1. The problem statement, all variables and given/known data
Prove that each subfield of the field of complex numbers contains every rational number. '

From Hoffman and Kunze's Linear Algebra Chapter 1 Section 2

2. Relevant equations

3. The attempt at a solution
Suppose there was a subfield of the complex numbers that did not contain every rational number (from now on referred to as F), that is there is a rational number p/q, where p and q denote integers, that is not an element of F. Then it follows that either p ∉ F or 1/q ∉ F (as their product is not an element.) We consider each case separately.

Suppose p ∉ F, then (p - 1) ∉ F as (p - 1 + 1 = p) and similarly (p - 2) ∉ F, we proceed stepwise and find that p - (p - 1) ∉ F but of course (p - (p - 1)) = 1 contradicting our assumption that F is a subfield of the complex numbers.

Now suppose 1/q ∉ F, then q ∉ F (as there would be no element x such that x*q = 1) and a similar argument as above finds 1 ∉ F contradicting our assumption that F is a subfield of the complex numbers.
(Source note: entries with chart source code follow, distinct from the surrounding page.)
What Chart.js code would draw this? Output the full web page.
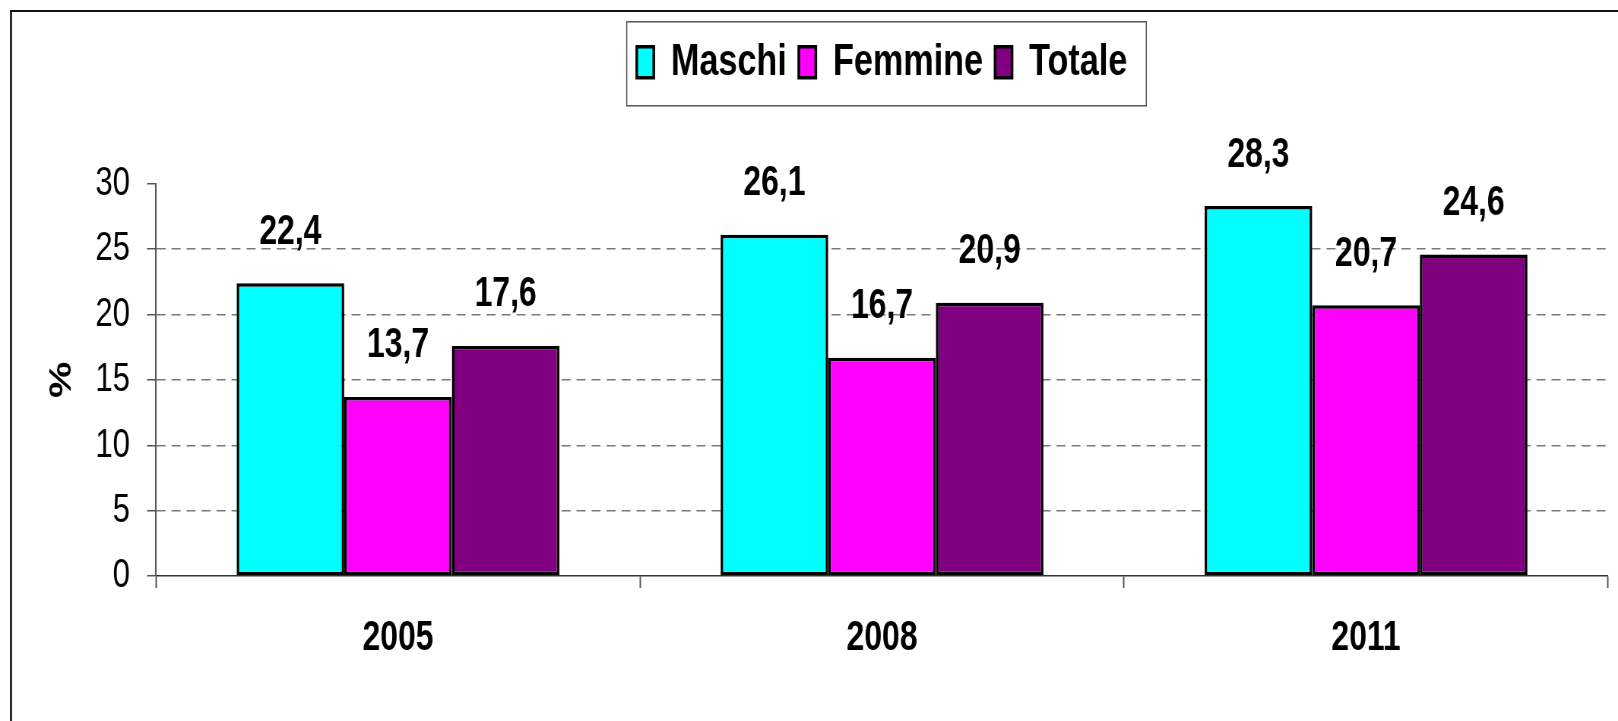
<!DOCTYPE html>
<html lang="it">
<head>
<meta charset="utf-8">
<title>Maschi / Femmine / Totale</title>
<script src="https://cdn.jsdelivr.net/npm/chart.js@4.4.1/dist/chart.umd.min.js"></script>
<style>
  html, body { margin: 0; padding: 0; background: #fff; overflow: hidden; }
  /* the chart is laid out wider and squeezed back to 1618px,
     that gives the narrow "Arial Narrow" look of the original */
  #wrap {
    width: 2129px;
    height: 721px;
    transform: scaleX(0.76);
    transform-origin: 0 0;
  }
</style>
</head>
<body>
<div id="wrap"><canvas id="barChart"></canvas></div>
<script>
// ═══════════════════════════════════════════════════
// Grouped bar chart – Maschi / Femmine / Totale (%)
// ═══════════════════════════════════════════════════

// ── 1. DATA ──────────────────────────────────────────
const years   = ['2005', '2008', '2011'];
const maschi  = [22.4, 26.1, 28.3];
const femmine = [13.7, 16.7, 20.7];
const totale  = [17.6, 20.9, 24.6];
const yTicks  = [0, 5, 10, 15, 20, 25, 30];

const FONT = "'Liberation Sans', Arial, sans-serif";
const K = 0.76;   // horizontal squeeze (must match the css above)
const hx = v => v / K;   // screen px -> canvas px, horizontal only


// ── 2. SMALL PLUGINS ─────────────────────────────────
// outer frame (only left + top edges are visible in the picture)
const framePlugin = {
  id: 'frame',
  beforeDraw(chart) {
    const c = chart.ctx;
    c.save();
    c.strokeStyle = '#111';
    c.lineWidth = hx(2);
    c.beginPath();
    c.moveTo(hx(11), chart.height);
    c.lineTo(hx(11), 11);
    c.stroke();
    c.lineWidth = 2;
    c.beginPath();
    c.moveTo(hx(10), 11);
    c.lineTo(chart.width, 11);
    c.stroke();
    c.restore();
  }
};

// legend gets extra room below it, so the plot starts lower
const legendSpace = {
  id: 'legendSpace',
  beforeInit(chart) {
    const fit = chart.legend.fit;
    chart.legend.fit = function () {
      fit.bind(chart.legend)();
      this.height += 89;
    };
  }
};

// box around the legend items
const legendBox = {
  id: 'legendBox',
  afterDraw(chart) {
    const boxes = chart.legend.legendHitBoxes;
    if (!boxes || !boxes.length) return;
    const first = boxes[0];
    const last  = boxes[boxes.length - 1];
    const c = chart.ctx;
    c.save();
    c.strokeStyle = '#555';
    c.lineWidth = 1.5;
    const x1 = first.left - hx(10);
    const x2 = last.left + last.width + hx(19);
    const y1 = first.top - 18;
    const y2 = first.top + first.height + 21;
    c.strokeRect(x1, y1, x2 - x1, y2 - y1);
    c.restore();
  }
};

// value labels above each bar ("22,4")
const valueLabels = {
  id: 'valueLabels',
  afterDatasetsDraw(chart) {
    const c = chart.ctx;
    c.save();
    c.font = 'bold 42px ' + FONT;
    c.fillStyle = '#000';
    c.textAlign = 'center';
    c.textBaseline = 'middle';
    chart.data.datasets.forEach((ds, i) => {
      chart.getDatasetMeta(i).data.forEach((bar, j) => {
        const txt = ds.data[j].toFixed(1).replace('.', ',');
        c.fillText(txt, bar.x, bar.y - 51);
      });
    });
    c.restore();
  }
};


// ── 3. BAR CHART ─────────────────────────────────────
const ctx = document.getElementById('barChart').getContext('2d');

new Chart(ctx, {
  type: 'bar',
  data: {
    labels: years,
    datasets: [
      { label: 'Maschi',  data: maschi,  backgroundColor: '#00FFFF' },
      { label: 'Femmine', data: femmine, backgroundColor: '#FF00FF' },
      { label: 'Totale',  data: totale,  backgroundColor: '#800080' }
    ]
  },
  options: {
    responsive: true,
    maintainAspectRatio: false,
    animation: false,
    layout: { padding: { top: 24, right: hx(10), bottom: 0, left: 0 } },
    datasets: {
      bar: {
        borderColor: '#000',
        borderWidth: 3.5,
        borderSkipped: false,
        categoryPercentage: 0.667,
        barPercentage: 1.0
      }
    },
    plugins: {
      tooltip: { enabled: false },
      legend: {
        position: 'top',
        fullSize: false,          // centre it over the plot, not the canvas
        labels: {
          font: { family: FONT, size: 45, weight: 'bold' },
          color: '#000',
          boxWidth: hx(17),
          boxHeight: 31,
          padding: hx(12)
        }
      }
    },
    scales: {
      x: {
        afterFit(s) { s.height = 145; },
        grid: {
          drawOnChartArea: false,
          offset: true,
          tickLength: 12,
          tickColor: '#555',
          tickWidth: hx(1.5)
        },
        border: { color: '#333', width: 1.5 },
        ticks: {
          padding: 25,
          color: '#000',
          font: { family: FONT, size: 42, weight: 'bold' }
        }
      },
      y: {
        min: 0,
        max: 30,
        afterFit(s) { s.width = hx(156); },
        afterBuildTicks(s) { s.ticks = yTicks.map(v => ({ value: v })); },
        grid: {
          // no dashed line on top of the frame edges (0 and 30)
          color: c => (c.tick && (c.tick.value === 0 || c.tick.value === 30)) ? 'rgba(0,0,0,0)' : '#7a7a7a',
          lineWidth: 1.5,
          tickLength: hx(9),
          tickColor: '#555',
          tickWidth: 1.5,
          tickBorderDash: []
        },
        border: { color: '#555', width: hx(1.5), dash: [hx(9), hx(6)] },
        ticks: {
          padding: hx(17),
          color: '#000',
          font: { family: FONT, size: 41 }
        },
        title: {
          display: true,
          text: '%',
          color: '#000',
          padding: { top: hx(62) - 24, bottom: 0 },
          font: { family: FONT, size: 41, weight: 'bold' }
        }
      }
    }
  },
  plugins: [framePlugin, legendSpace, legendBox, valueLabels]
});
</script>
</body>
</html>
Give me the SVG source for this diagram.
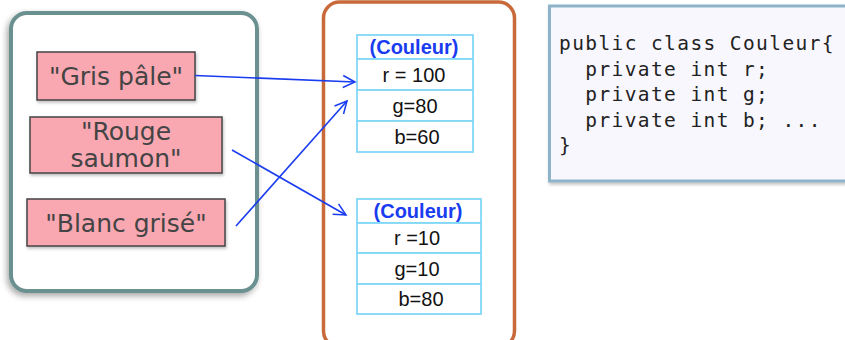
<svg xmlns="http://www.w3.org/2000/svg" width="845" height="340" viewBox="0 0 845 340">
<defs>
<filter id="sh" x="-20%" y="-20%" width="140%" height="140%">
<feDropShadow dx="-2" dy="3" stdDeviation="3" flood-color="#000" flood-opacity="0.35"/>
</filter>
<filter id="sh2" x="-20%" y="-20%" width="140%" height="140%">
<feDropShadow dx="1" dy="2" stdDeviation="1.5" flood-color="#000" flood-opacity="0.25"/>
</filter>
<marker id="arr" markerWidth="15" markerHeight="15" refX="13" refY="7.5" orient="auto" markerUnits="userSpaceOnUse">
<path d="M1,1.5 L13,7.5 L1,13.5" fill="none" stroke="#1a3cf0" stroke-width="1.5"/>
</marker>
<style>
.str{fill:#f9a8b2;stroke:#444;stroke-width:1.5}
.strt{font-family:"DejaVu Sans",Verdana,sans-serif;font-size:25px;fill:#444;text-anchor:middle}
.cell{fill:#fff;stroke:#82d8f7;stroke-width:1.8}
.hd{font-family:"Liberation Sans",Arial,sans-serif;font-weight:bold;font-size:20px;fill:#1a3cf0;text-anchor:middle}
.val{font-family:"Liberation Sans",Arial,sans-serif;font-size:20px;fill:#111;text-anchor:middle}
.code{font-family:"DejaVu Sans Mono",monospace;font-size:19.5px;fill:#222;letter-spacing:1.4px;white-space:pre}
.conn{fill:none;stroke:#1a3cf0;stroke-width:1.6;marker-end:url(#arr)}
</style>
</defs>
<rect width="845" height="340" fill="#fff"/>

<g id="strings-container">
<rect x="11" y="13" width="246" height="278" rx="16" fill="#fff" stroke="#6a9090" stroke-width="4" filter="url(#sh)"/>
</g>
<g id="gris-pale">
<rect class="str" x="37" y="52" width="158" height="48" filter="url(#sh2)"/>
<text class="strt" x="116" y="85">"Gris pâle"</text>
</g>
<g id="rouge-saumon">
<rect class="str" x="30" y="117" width="192" height="56" filter="url(#sh2)"/>
<text class="strt" x="126" y="140">"Rouge</text>
<text class="strt" x="126" y="167">saumon"</text>
</g>
<g id="blanc-grise">
<rect class="str" x="27" y="199" width="198" height="47" filter="url(#sh2)"/>
<text class="strt" x="126" y="232">"Blanc grisé"</text>
</g>

<g id="objects-container">
<rect x="323.5" y="2" width="191" height="345" rx="16" fill="#fff" stroke="#c8693a" stroke-width="3.5"/>
</g>
<g id="couleur-1">
<rect class="cell" x="357" y="35" width="116" height="24"/>
<rect class="cell" x="357" y="59" width="116" height="31"/>
<rect class="cell" x="357" y="90" width="116" height="31"/>
<rect class="cell" x="357" y="121" width="116" height="31"/>
<text class="hd" x="414" y="54">(Couleur)</text>
<text class="val" x="414" y="82">r = 100</text>
<text class="val" x="415" y="113">g=80</text>
<text class="val" x="417" y="144">b=60</text>
</g>
<g id="couleur-2">
<rect class="cell" x="357" y="199" width="124" height="24"/>
<rect class="cell" x="357" y="223" width="124" height="30"/>
<rect class="cell" x="357" y="253" width="124" height="31"/>
<rect class="cell" x="357" y="284" width="124" height="30"/>
<text class="hd" x="418" y="218">(Couleur)</text>
<text class="val" x="417" y="245">r =10</text>
<text class="val" x="417" y="276">g=10</text>
<text class="val" x="421" y="306">b=80</text>
</g>

<g id="code">
<rect x="549.5" y="6" width="310" height="175" fill="#f7f7fd" stroke="#8fb4ca" stroke-width="3" filter="url(#sh2)"/>
<text class="code" x="559" y="50" xml:space="preserve">public class Couleur{</text>
<text class="code" x="559" y="76" xml:space="preserve">  private int r;</text>
<text class="code" x="559" y="101" xml:space="preserve">  private int g;</text>
<text class="code" x="559" y="127" xml:space="preserve">  private int b; ...</text>
<text class="code" x="559" y="152" xml:space="preserve">}</text>
</g>

<g id="connectors">
<path class="conn" d="M195,75.5 L355,82"/>
<path class="conn" d="M232,150 L346,215"/>
<path class="conn" d="M236,226 L347,101"/>
</g>
</svg>
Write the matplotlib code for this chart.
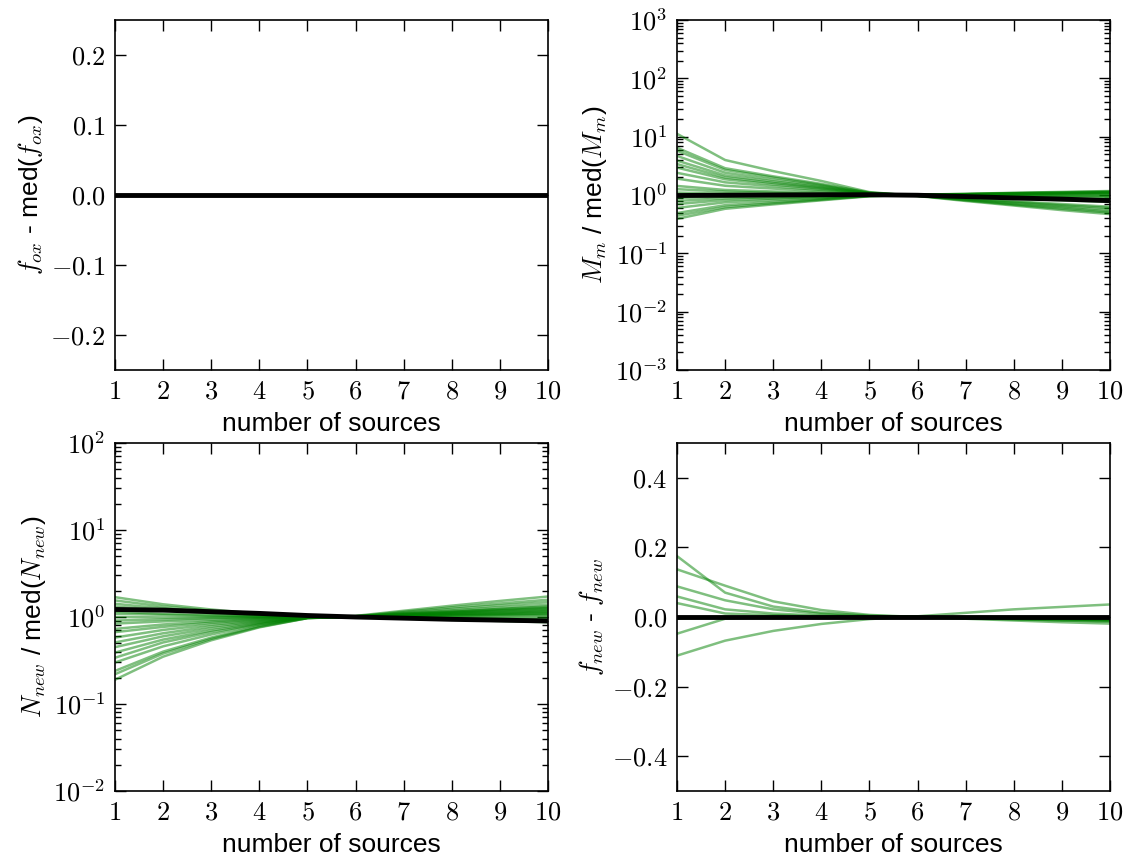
import numpy as np
import matplotlib
matplotlib.use('Agg')
import matplotlib.pyplot as plt
from matplotlib.ticker import FuncFormatter, LogLocator, NullFormatter

plt.rcParams['font.family'] = ['Liberation Sans', 'DejaVu Sans']
plt.rcParams['mathtext.fontset'] = 'cm'

# number of sources
n_src = [1, 2, 3, 4, 5, 6, 7, 8, 9, 10]

# f_ox - med(f_ox): all runs identical
fox_median = [0, 0, 0, 0, 0, 0, 0, 0, 0, 0]

# M_m / med(M_m)
mm_runs = [
    [11.2, 3.98, 2.57, 1.74, 1.12, 0.96, 0.79, 0.66, 0.55, 0.47],
    [6.46, 2.88, 2.09, 1.55, 1.10, 0.97, 0.81, 0.68, 0.58, 0.50],
    [5.75, 2.69, 1.99, 1.49, 1.09, 0.97, 0.82, 0.70, 0.61, 0.52],
    [4.68, 2.41, 1.83, 1.43, 1.08, 0.97, 0.84, 0.73, 0.64, 0.56],
    [3.89, 2.17, 1.70, 1.37, 1.07, 0.97, 0.86, 0.76, 0.67, 0.60],
    [3.39, 2.00, 1.61, 1.32, 1.06, 0.98, 0.87, 0.78, 0.70, 0.63],
    [2.95, 1.86, 1.52, 1.28, 1.06, 0.99, 0.92, 0.86, 0.81, 0.76],
    [2.40, 1.65, 1.41, 1.22, 1.04, 0.99, 0.95, 0.90, 0.87, 0.83],
    [1.91, 1.44, 1.29, 1.16, 1.03, 1.01, 1.03, 1.07, 1.09, 1.12],
    [1.43, 1.22, 1.15, 1.09, 1.02, 1.00, 0.99, 0.98, 0.97, 0.96],
    [1.26, 1.14, 1.09, 1.05, 1.01, 1.00, 1.02, 1.04, 1.06, 1.07],
    [1.10, 1.05, 1.04, 1.02, 1.00, 1.01, 1.04, 1.08, 1.11, 1.15],
    [0.89, 0.94, 0.96, 0.97, 0.99, 0.99, 0.97, 0.94, 0.91, 0.89],
    [0.79, 0.88, 0.91, 0.95, 0.99, 1.00, 1.01, 1.03, 1.04, 1.05],
    [0.70, 0.82, 0.87, 0.92, 0.98, 1.01, 1.05, 1.09, 1.13, 1.17],
    [0.60, 0.75, 0.82, 0.89, 0.97, 1.00, 1.03, 1.05, 1.07, 1.10],
    [0.49, 0.67, 0.76, 0.85, 0.96, 1.00, 0.99, 0.97, 0.96, 0.95],
    [0.44, 0.62, 0.72, 0.83, 0.96, 1.00, 1.00, 1.01, 1.02, 1.03],
    [0.39, 0.58, 0.69, 0.81, 0.95, 1.01, 1.03, 1.07, 1.09, 1.12],
]
mm_median = [0.98, 0.99, 1.00, 1.01, 1.01, 0.99, 0.94, 0.89, 0.85, 0.80]

# N_new / med(N_new)
nnew_runs = [
    [1.69, 1.40, 1.22, 1.09, 1.01, 0.99, 0.97, 0.94, 0.91, 0.89],
    [1.55, 1.32, 1.18, 1.08, 1.01, 1.00, 0.98, 0.96, 0.95, 0.93],
    [1.42, 1.25, 1.14, 1.06, 1.01, 0.99, 0.96, 0.93, 0.90, 0.87],
    [1.32, 1.19, 1.11, 1.05, 1.01, 1.00, 1.00, 0.99, 0.99, 1.00],
    [1.15, 1.09, 1.05, 1.02, 1.00, 1.00, 1.01, 1.03, 1.04, 1.05],
    [1.09, 1.06, 1.03, 1.01, 1.00, 1.00, 0.99, 0.97, 0.96, 0.95],
    [1.00, 0.99, 0.99, 1.00, 1.00, 1.01, 1.04, 1.07, 1.09, 1.12],
    [0.91, 0.94, 0.97, 0.98, 1.00, 1.00, 1.02, 1.04, 1.06, 1.07],
    [0.84, 0.89, 0.93, 0.97, 1.00, 1.01, 1.06, 1.11, 1.15, 1.20],
    [0.73, 0.82, 0.89, 0.95, 0.99, 1.01, 1.04, 1.08, 1.11, 1.15],
    [0.67, 0.77, 0.86, 0.93, 0.99, 1.01, 1.07, 1.13, 1.20, 1.26],
    [0.58, 0.71, 0.82, 0.91, 0.99, 1.00, 1.03, 1.05, 1.07, 1.10],
    [0.51, 0.65, 0.78, 0.89, 0.99, 1.01, 1.09, 1.16, 1.24, 1.32],
    [0.45, 0.60, 0.74, 0.87, 0.98, 1.01, 1.05, 1.09, 1.13, 1.17],
    [0.39, 0.55, 0.70, 0.85, 0.98, 1.02, 1.10, 1.19, 1.29, 1.38],
    [0.34, 0.51, 0.67, 0.83, 0.98, 1.01, 1.06, 1.12, 1.18, 1.23],
    [0.30, 0.46, 0.63, 0.82, 0.98, 1.02, 1.12, 1.24, 1.36, 1.48],
    [0.24, 0.40, 0.58, 0.79, 0.97, 1.01, 1.08, 1.15, 1.22, 1.29],
    [0.22, 0.38, 0.56, 0.77, 0.97, 1.02, 1.15, 1.29, 1.43, 1.58],
    [0.19, 0.35, 0.54, 0.76, 0.97, 1.03, 1.18, 1.35, 1.53, 1.72],
]
nnew_median = [1.22, 1.20, 1.15, 1.10, 1.04, 1.00, 0.97, 0.94, 0.92, 0.90]

# f_new - f_new
fnew_runs = [
    [0.175, 0.070, 0.030, 0.012, 0.004, 0.0, -0.003, -0.005, -0.007, -0.009],
    [0.137, 0.090, 0.045, 0.020, 0.006, 0.0, -0.004, -0.007, -0.010, -0.013],
    [0.088, 0.048, 0.022, 0.009, 0.002, 0.0, -0.005, -0.010, -0.015, -0.019],
    [0.059, 0.022, 0.010, 0.004, 0.001, 0.0, -0.002, -0.004, -0.006, -0.008],
    [0.040, 0.010, 0.005, 0.002, 0.000, 0.0, -0.003, -0.006, -0.009, -0.012],
    [-0.005, 0.0, 0.0, 0.0, 0.0, 0.0, -0.001, -0.003, -0.004, -0.005],
    [-0.048, -0.005, 0.0, 0.0, 0.0, 0.0, -0.002, -0.004, -0.006, -0.010],
    [-0.111, -0.068, -0.040, -0.020, -0.006, 0.002, 0.012, 0.022, 0.029, 0.036],
]
fnew_median = [0, 0, 0, 0, 0, 0, 0, 0, 0, 0]

green = (0.0, 0.5, 0.0)
fs = 19

fig = plt.figure(figsize=(11.26, 8.58), dpi=100)
L1, L2, W = 115 / 1126, 677 / 1126, 433 / 1126
H = 350 / 858
ax1 = fig.add_axes([L1, 1 - 370 / 858, W, H])
ax2 = fig.add_axes([L2, 1 - 370 / 858, W, H])
ax3 = fig.add_axes([L1, 1 - 791 / 858, W, 348 / 858])
ax4 = fig.add_axes([L2, 1 - 791 / 858, W, 348 / 858])

lin_fmt = FuncFormatter(lambda v, p: r'$%.1f$' % v)
int_fmt = FuncFormatter(lambda v, p: r'$%d$' % round(v))
log_fmt = FuncFormatter(lambda v, p: r'$10^{%d}$' % round(np.log10(v)))


def style(ax, log=False):
    ax.set_xlim(1, 10)
    ax.set_xticks(n_src)
    ax.xaxis.set_major_formatter(int_fmt)
    ax.tick_params(which='both', direction='in', top=True, right=True,
                   labelsize=fs, pad=7)
    ax.tick_params(which='major', length=8, width=1)
    ax.tick_params(which='minor', length=4, width=1)
    if log:
        ax.set_yscale('log')
        ax.yaxis.set_major_locator(LogLocator(base=10, numticks=20))
        ax.yaxis.set_minor_locator(LogLocator(base=10, subs=np.arange(2, 10), numticks=20))
        ax.yaxis.set_minor_formatter(NullFormatter())
        ax.yaxis.set_major_formatter(log_fmt)
    else:
        ax.yaxis.set_major_formatter(lin_fmt)
    ax.set_xlabel('number of sources', fontsize=fs, labelpad=6)
    for sp in ax.spines.values():
        sp.set_linewidth(1.2)


# top-left
ax1.plot(n_src, fox_median, color='k', lw=3.5)
style(ax1)
ax1.set_ylim(-0.25, 0.25)
ax1.set_yticks([-0.2, -0.1, 0.0, 0.1, 0.2])
ax1.set_ylabel(r'$f_{ox}$ - med($f_{ox}$)', fontsize=fs)

# top-right
for run in mm_runs:
    ax2.plot(n_src, run, color=green, alpha=0.5, lw=1.8)
ax2.plot(n_src, mm_median, color='k', lw=3.5)
style(ax2, log=True)
ax2.set_ylim(1e-3, 1e3)
ax2.set_ylabel(r'$M_m$ / med($M_m$)', fontsize=fs)

# bottom-left
for run in nnew_runs:
    ax3.plot(n_src, run, color=green, alpha=0.5, lw=1.8)
ax3.plot(n_src, nnew_median, color='k', lw=3.5)
style(ax3, log=True)
ax3.set_ylim(1e-2, 1e2)
ax3.set_ylabel(r'$N_{new}$ / med($N_{new}$)', fontsize=fs)

# bottom-right
for run in fnew_runs:
    ax4.plot(n_src, run, color=green, alpha=0.5, lw=1.8)
ax4.plot(n_src, fnew_median, color='k', lw=3.5)
style(ax4)
ax4.set_ylim(-0.5, 0.5)
ax4.set_yticks([-0.4, -0.2, 0.0, 0.2, 0.4])
ax4.set_ylabel(r'$f_{new}$ - $f_{new}$', fontsize=fs)

fig.savefig('out.png', dpi=100)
Thus every subfield of the complex numbers contains as elements every rational number.

I feel my reasoning is correct but given that my knowledge of fields is limited to that narrow introduction in the section I'm not sure if any misunderstandings on my part have cropped up.

2. Dec 6, 2016

### Staff: Mentor

Looks o.k., although the many indirect arguments are a bit confusing.
Why don't you reason positively? $1 \in F$ and $char F = 0$, which means $1+\ldots +1 \neq 0$ no matter how many $1$ are added. This automatically results in $\mathbb{Q}$: first $\mathbb{N}$, then $\mathbb{Z}$ and finally $\mathbb{Q}$. It's basically the same argument as yours, only without negations.

3. Dec 7, 2016

### VrhoZna

I suppose I hadn't realized the full implications of said subfields having characteristic zero at the time of writing the proof, but I understand a bit better now. Thank you for your answer.